STATED GOAL |
Copy out each line exactly; pictures stay out of the copy.

* START INFORMATION PROVIDED *

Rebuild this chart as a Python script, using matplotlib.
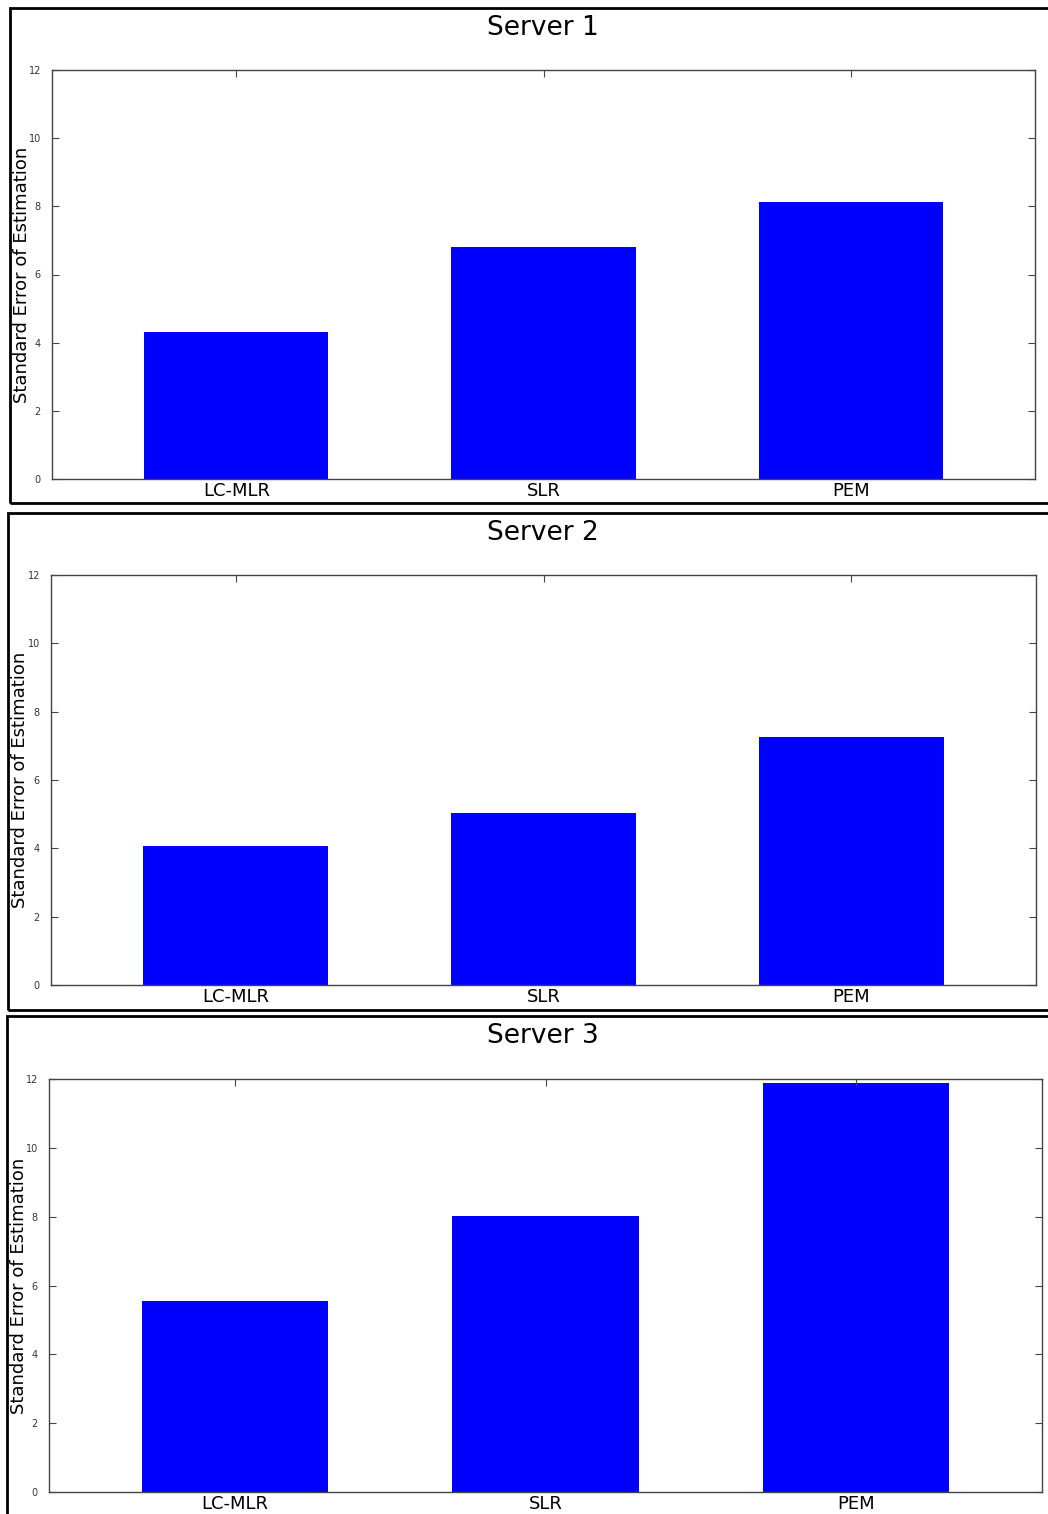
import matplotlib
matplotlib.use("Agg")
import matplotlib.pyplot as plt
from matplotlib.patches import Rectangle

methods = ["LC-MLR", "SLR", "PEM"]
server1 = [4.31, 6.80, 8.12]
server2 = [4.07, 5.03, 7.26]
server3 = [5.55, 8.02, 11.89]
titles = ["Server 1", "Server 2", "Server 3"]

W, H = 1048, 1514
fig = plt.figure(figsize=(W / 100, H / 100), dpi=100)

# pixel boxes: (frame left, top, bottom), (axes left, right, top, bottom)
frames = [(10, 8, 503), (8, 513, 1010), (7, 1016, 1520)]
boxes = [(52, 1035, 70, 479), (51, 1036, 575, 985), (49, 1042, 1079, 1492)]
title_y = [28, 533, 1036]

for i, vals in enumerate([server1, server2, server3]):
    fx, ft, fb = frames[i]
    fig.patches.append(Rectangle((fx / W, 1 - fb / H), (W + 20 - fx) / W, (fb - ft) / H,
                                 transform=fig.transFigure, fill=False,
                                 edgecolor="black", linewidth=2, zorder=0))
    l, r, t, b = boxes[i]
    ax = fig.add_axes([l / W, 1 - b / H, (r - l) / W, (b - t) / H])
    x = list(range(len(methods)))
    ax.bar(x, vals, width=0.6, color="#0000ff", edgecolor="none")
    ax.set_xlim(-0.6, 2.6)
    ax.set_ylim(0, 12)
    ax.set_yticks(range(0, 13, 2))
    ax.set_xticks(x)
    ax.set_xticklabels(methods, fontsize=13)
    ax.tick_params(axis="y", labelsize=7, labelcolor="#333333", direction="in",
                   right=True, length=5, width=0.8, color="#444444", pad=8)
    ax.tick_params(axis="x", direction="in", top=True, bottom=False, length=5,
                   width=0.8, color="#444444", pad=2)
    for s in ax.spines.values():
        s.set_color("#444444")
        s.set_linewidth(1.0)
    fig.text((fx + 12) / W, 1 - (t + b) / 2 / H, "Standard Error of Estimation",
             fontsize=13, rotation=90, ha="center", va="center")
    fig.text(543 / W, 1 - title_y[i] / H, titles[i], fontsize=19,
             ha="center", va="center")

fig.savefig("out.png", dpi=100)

* END INFORMATION PROVIDED *

FULL SOLUTION |
Rebuild this chart as a Python script, using matplotlib.
import matplotlib
matplotlib.use("Agg")
import matplotlib.pyplot as plt
from matplotlib.patches import Rectangle

methods = ["LC-MLR", "SLR", "PEM"]
server1 = [4.31, 6.80, 8.12]
server2 = [4.07, 5.03, 7.26]
server3 = [5.55, 8.02, 11.89]
titles = ["Server 1", "Server 2", "Server 3"]

W, H = 1048, 1514
fig = plt.figure(figsize=(W / 100, H / 100), dpi=100)

# pixel boxes: (frame left, top, bottom), (axes left, right, top, bottom)
frames = [(10, 8, 503), (8, 513, 1010), (7, 1016, 1520)]
boxes = [(52, 1035, 70, 479), (51, 1036, 575, 985), (49, 1042, 1079, 1492)]
title_y = [28, 533, 1036]

for i, vals in enumerate([server1, server2, server3]):
    fx, ft, fb = frames[i]
    fig.patches.append(Rectangle((fx / W, 1 - fb / H), (W + 20 - fx) / W, (fb - ft) / H,
                                 transform=fig.transFigure, fill=False,
                                 edgecolor="black", linewidth=2, zorder=0))
    l, r, t, b = boxes[i]
    ax = fig.add_axes([l / W, 1 - b / H, (r - l) / W, (b - t) / H])
    x = list(range(len(methods)))
    ax.bar(x, vals, width=0.6, color="#0000ff", edgecolor="none")
    ax.set_xlim(-0.6, 2.6)
    ax.set_ylim(0, 12)
    ax.set_yticks(range(0, 13, 2))
    ax.set_xticks(x)
    ax.set_xticklabels(methods, fontsize=13)
    ax.tick_params(axis="y", labelsize=7, labelcolor="#333333", direction="in",
                   right=True, length=5, width=0.8, color="#444444", pad=8)
    ax.tick_params(axis="x", direction="in", top=True, bottom=False, length=5,
                   width=0.8, color="#444444", pad=2)
    for s in ax.spines.values():
        s.set_color("#444444")
        s.set_linewidth(1.0)
    fig.text((fx + 12) / W, 1 - (t + b) / 2 / H, "Standard Error of Estimation",
             fontsize=13, rotation=90, ha="center", va="center")
    fig.text(543 / W, 1 - title_y[i] / H, titles[i], fontsize=19,
             ha="center", va="center")

fig.savefig("out.png", dpi=100)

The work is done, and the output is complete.